__Task prompt__
Take the lines from the head of the listing through the one bearing "(0,0) rectangle (1166,468);" and copy them exactly, leaving every picture out.

__Supplied material__

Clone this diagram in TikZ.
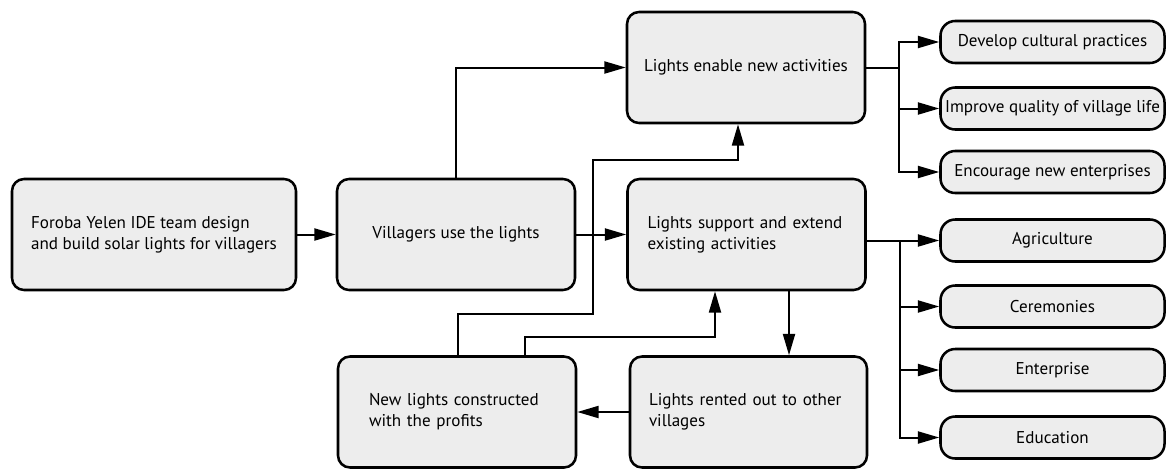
\documentclass[tikz,border=0pt]{standalone}
\usepackage{fontspec}
\setmainfont{PT Sans}
\usetikzlibrary{arrows.meta,calc}
\definecolor{boxfill}{RGB}{237,237,237}
\hyphenpenalty=10000
\exhyphenpenalty=10000
\begin{document}
\begin{tikzpicture}[x=0.75pt,y=-0.75pt,
  box/.style={draw=black, line width=1.9pt, fill=boxfill, rounded corners=9pt,
    font=\fontsize{12.8}{15.7}\selectfont, align=left, inner ysep=0pt,
    minimum height=83.25pt},
  small/.style={draw=black, line width=1.9pt, fill=boxfill, rounded corners=11pt,
    minimum width=168pt, minimum height=31.5pt, inner sep=0pt,
    font=\fontsize{12.8}{15.7}\selectfont, align=center},
  conn/.style={line width=1.5pt},
  arr/.style={conn, -{Triangle[length=16pt,width=9pt]}}]
\useasboundingbox (0,0) rectangle (1166,468);

% main boxes
\node[box, minimum width=213pt] (A) at (154,234.5)
  {Foroba Yelen IDE team design\\and build solar lights for villagers};
\node[box, minimum width=178.5pt] (B) at (456,234.5)
  {Villagers use the lights};
\node[box, minimum width=178.5pt] (C) at (746,67.5)
  {Lights enable new activities};
\node[box, inner xsep=15pt, text width=148.5pt] (D) at (746.5,234.5)
  {Lights support and extend\\existing activities};
\node[box, inner xsep=14.25pt, text width=149.25pt] (E) at (748.5,412)
  {Lights rented out to other\\villages};
\node[box, inner xsep=23.25pt, text width=132pt] (F) at (457,412)
  {New lights constructed\\with the profits};

% right boxes
\node[small] (dev) at (1052.5,42) {Develop cultural practices};
\node[small] (imp) at (1052.5,108.5) {Improve quality of village life};
\node[small] (enc) at (1052.5,172) {Encourage new enterprises};
\node[small] (agr) at (1052.5,240.5) {Agriculture};
\node[small] (cer) at (1052.5,306.5) {Ceremonies};
\node[small] (ent) at (1052.5,370) {Enterprise};
\node[small] (edu) at (1052.5,437.5) {Education};

% helper coordinates
\coordinate (cb) at (899,67.5);
\coordinate (db) at (900,240.5);
\coordinate (de) at (789,0);
\coordinate (p1) at (458,314);
\coordinate (p2) at (593,160);
\coordinate (p3) at (738,0);
\coordinate (q1) at (525,337);
\coordinate (q2) at (715,0);

% connectors
\draw[arr] (A.east) -- (B.west);
\draw[arr] (B.north) |- (C.west);
\draw[arr] (B.east) -- (D.west);

\draw[conn] (C.east) -- (cb);
\draw[arr] (cb) |- (dev.west);
\draw[arr] (cb) |- (imp.west);
\draw[arr] (cb) |- (enc.west);

\draw[arr] (D.east |- agr.west) -- (agr.west);
\draw[arr] (db) |- (cer.west);
\draw[arr] (db) |- (ent.west);
\draw[arr] (db) |- (edu.west);

\draw[arr] (D.south -| de) -- (E.north -| de);
\draw[arr] (E.west) -- (F.east |- E.west);

\draw[arr] (F.north -| p1) -- (p1) -| (p2) -| (C.south -| p3);
\draw[arr] (F.north -| q1) -- (q1) -| (D.south -| q2);
\end{tikzpicture}
\end{document}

__Solution below__
Clone this diagram in TikZ.
\documentclass[tikz,border=0pt]{standalone}
\usepackage{fontspec}
\setmainfont{PT Sans}
\usetikzlibrary{arrows.meta,calc}
\definecolor{boxfill}{RGB}{237,237,237}
\hyphenpenalty=10000
\exhyphenpenalty=10000
\begin{document}
\begin{tikzpicture}[x=0.75pt,y=-0.75pt,
  box/.style={draw=black, line width=1.9pt, fill=boxfill, rounded corners=9pt,
    font=\fontsize{12.8}{15.7}\selectfont, align=left, inner ysep=0pt,
    minimum height=83.25pt},
  small/.style={draw=black, line width=1.9pt, fill=boxfill, rounded corners=11pt,
    minimum width=168pt, minimum height=31.5pt, inner sep=0pt,
    font=\fontsize{12.8}{15.7}\selectfont, align=center},
  conn/.style={line width=1.5pt},
  arr/.style={conn, -{Triangle[length=16pt,width=9pt]}}]
\useasboundingbox (0,0) rectangle (1166,468);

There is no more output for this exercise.